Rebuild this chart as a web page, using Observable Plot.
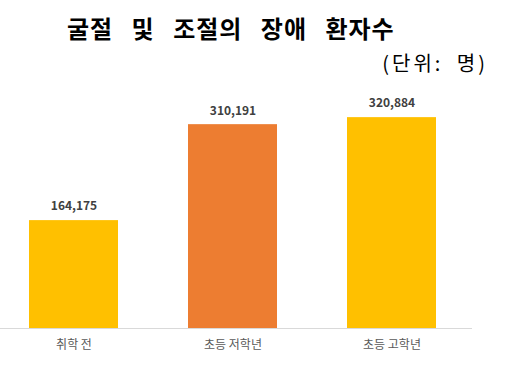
<!DOCTYPE html>
<html>
<head>
<meta charset="utf-8">
<script src="https://cdn.jsdelivr.net/npm/d3@7"></script>
<script src="https://cdn.jsdelivr.net/npm/@observablehq/plot@0.6"></script>
<style>
  body { margin: 0; background: #fff; font-family: "Noto Sans CJK KR", "Noto Sans", sans-serif; }
  #wrap { width: 508px; }
  .title { height: 56px; line-height: 56px; padding-left: 67px; font-size: 24px; font-weight: 700; color: #000; letter-spacing: 1px; word-spacing: 12px; white-space: nowrap; }
  .unit { height: 16px; line-height: 13px; text-align: right; padding-right: 20px; font-size: 20px; color: #000; letter-spacing: 3px; word-spacing: 6px; white-space: nowrap; }
</style>
</head>
<body>
<div id="wrap">
  <div class="title">굴절 및 조절의 장애 환자수</div>
  <div class="unit">(단위: 명)</div>
  <div id="chart"></div>
</div>
<script>
const categories = ["취학 전", "초등 저학년", "초등 고학년"];
const patients = [164175, 310191, 320884];
const barColors = ["#FFC000", "#ED7D31", "#FFC000"];

const data = categories.map((c, i) => ({category: c, value: patients[i], color: barColors[i]}));
const fmt = d3.format(",");

const chart = Plot.plot({
  width: 508,
  height: 296,
  marginTop: 26,
  marginBottom: 40,
  marginLeft: 0,
  marginRight: 36,
  style: {fontFamily: '"Noto Sans CJK KR", "Noto Sans", sans-serif', background: "#fff"},
  x: {domain: categories, paddingInner: 0.439, paddingOuter: 0.199, align: 0.44, label: null},
  y: {domain: [0, 350000], axis: null},
  marks: [
    Plot.barY(data, {x: "category", y: "value", fill: "color"}),
    Plot.ruleY([0], {stroke: "#D9D9D9", strokeWidth: 1}),
    Plot.text(data, {x: "category", y: "value", text: d => fmt(d.value), dy: -14, lineAnchor: "middle", fontSize: 12, fontWeight: "bold", fill: "#404040"}),
    Plot.axisX({tickSize: 0, tickPadding: 12, fontSize: 12, color: "#595959", label: null})
  ]
});
document.getElementById("chart").appendChild(chart);
</script>
</body>
</html>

TASK DIRECTIONS: Ignore the images and quote every line of the listing exactly.

THE RESULT:
Rebuild this chart as a web page, using Observable Plot.
<!DOCTYPE html>
<html>
<head>
<meta charset="utf-8">
<script src="https://cdn.jsdelivr.net/npm/d3@7"></script>
<script src="https://cdn.jsdelivr.net/npm/@observablehq/plot@0.6"></script>
<style>
  body { margin: 0; background: #fff; font-family: "Noto Sans CJK KR", "Noto Sans", sans-serif; }
  #wrap { width: 508px; }
  .title { height: 56px; line-height: 56px; padding-left: 67px; font-size: 24px; font-weight: 700; color: #000; letter-spacing: 1px; word-spacing: 12px; white-space: nowrap; }
  .unit { height: 16px; line-height: 13px; text-align: right; padding-right: 20px; font-size: 20px; color: #000; letter-spacing: 3px; word-spacing: 6px; white-space: nowrap; }
</style>
</head>
<body>
<div id="wrap">
  <div class="title">굴절 및 조절의 장애 환자수</div>
  <div class="unit">(단위: 명)</div>
  <div id="chart"></div>
</div>
<script>
const categories = ["취학 전", "초등 저학년", "초등 고학년"];
const patients = [164175, 310191, 320884];
const barColors = ["#FFC000", "#ED7D31", "#FFC000"];

const data = categories.map((c, i) => ({category: c, value: patients[i], color: barColors[i]}));
const fmt = d3.format(",");

const chart = Plot.plot({
  width: 508,
  height: 296,
  marginTop: 26,
  marginBottom: 40,
  marginLeft: 0,
  marginRight: 36,
  style: {fontFamily: '"Noto Sans CJK KR", "Noto Sans", sans-serif', background: "#fff"},
  x: {domain: categories, paddingInner: 0.439, paddingOuter: 0.199, align: 0.44, label: null},
  y: {domain: [0, 350000], axis: null},
  marks: [
    Plot.barY(data, {x: "category", y: "value", fill: "color"}),
    Plot.ruleY([0], {stroke: "#D9D9D9", strokeWidth: 1}),
    Plot.text(data, {x: "category", y: "value", text: d => fmt(d.value), dy: -14, lineAnchor: "middle", fontSize: 12, fontWeight: "bold", fill: "#404040"}),
    Plot.axisX({tickSize: 0, tickPadding: 12, fontSize: 12, color: "#595959", label: null})
  ]
});
document.getElementById("chart").appendChild(chart);
</script>
</body>
</html>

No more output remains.